Comparing new and old concepts is great for elevator pitches. Product X comes out, and people describe it as “a direct competitor to product Y but with certain improvements in area Z”. This statement allows users to understand the scope and goal of Product X in a single sentence (provided they are already familiar with its direct competitor.)
However, not all tools are created as direct competitors to something else. Every now and then, a new tool arrives that attempts to push the envelope one step further. Instead of improving an existing aspect of a workflow, the new tool calls for a paradigm shift.
Spinnaker is a tool that has no direct competitor and expects a mindset change from its users. In a world where developers discuss build servers, configuration management tools, cluster orchestrators & cloud consoles, Spinnaker redefines the basic concepts. This redefinition is done in a much higher abstraction level – in a way that simply did not exist before.
In this article, we will see how Spinnaker fits into the Continuous Delivery puzzle and why it is different than all the tools before it. If you insist on direct comparisons, feel free to consult the [Spinnaker versus other solutions] (http://blog.armory.io/spinnaker-is-not-a-build-server-and-other-misconceptions/) article first.
The basic software life-cycle
If you look at any software application from 10,000 feet, the basic lifecycle is the following:
The phases are:
- The software must be packaged in its final binary form
- The binary is copied to the machine that will run it
- The application is executed and after it becomes healthy, it is continuously monitored
- When a new version of the application is created, the cycle starts from the beginning
Traditionally, the phases of this cycle could take several hours (or even days.) In the case of physical data centers, the deploy phase could even take months if the machine responsible for the software was not ready at the time of installation.
Thankfully, cloud infrastructure (first in the form of Virtual Machines and lately with containers) has removed all barriers that arose from the use of physical machines. Creating a new machine is now possible in a manner of minutes or even seconds.
This has allowed fast-moving companies to minimize the feedback time of the basic software cycle. The result being multiple software releases every hour as opposed to traditional releases that would happen weekly or monthly.
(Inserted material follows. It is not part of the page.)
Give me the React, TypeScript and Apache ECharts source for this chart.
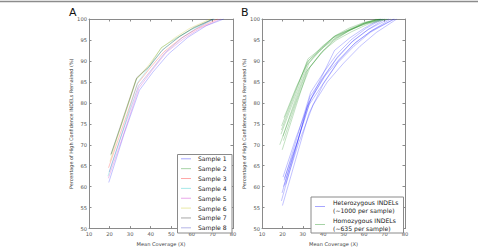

Deploying an application more often is a huge advantage for the business owners of the application because it means new features reach users in a timely manner. Unfortunately, the frequent releases strain the development and operations teams who are responsible for the application. The previous picture is too abstract: below is a more realistic version.
There is not a “single” application cycle anymore. At any given point in time, there are at least three versions of the application:
- The application that is already running in production and must stay healthy at all costs
- The application that is waiting to be deployed. It may even be partially deployed into a subset of machines (canaries)
- The application that developers are working on and will soon be released
In well-disciplined companies, more versions of the application might be present at any time. For example: another version could exist that is currently passing load testing.
Moving from the data-center to the cloud
Minimizing the length of the application lifecycle is a constant effort. Getting new features quickly into production is the ultimate goal of every software company. We have seen in the previous section that deployments are a crucial part of the length of the cycle, making them one of most common bottlenecks.
In fact, if we take a vertical slice of time in the application lifecycle from the previous picture, we can see that all 3 phases happen, essentially, at the same time. Even though each phase is for a different version, it should be clear that deployments are now an intrinsic component of the whole cycle. At any single point of time:
This new reality has caught a lot of companies off-guard. Traditionally, deployments were something that required special attention, happened infrequently, and usually required several manual steps. The issue of slow and error-prone deployments became even more apparent as companies moved their application to public and private clouds.
Companies that still treat deployments as something exceptional that needs special attention have discovered that moving to the cloud is not as simple as changing the physical machines with virtual ones. After moving to the cloud, several companies discovered that deployments are now the bottleneck of each release cycle. Even if developers can implement features as fast as possible, problematic deployments will always prevent those features from reaching the application users.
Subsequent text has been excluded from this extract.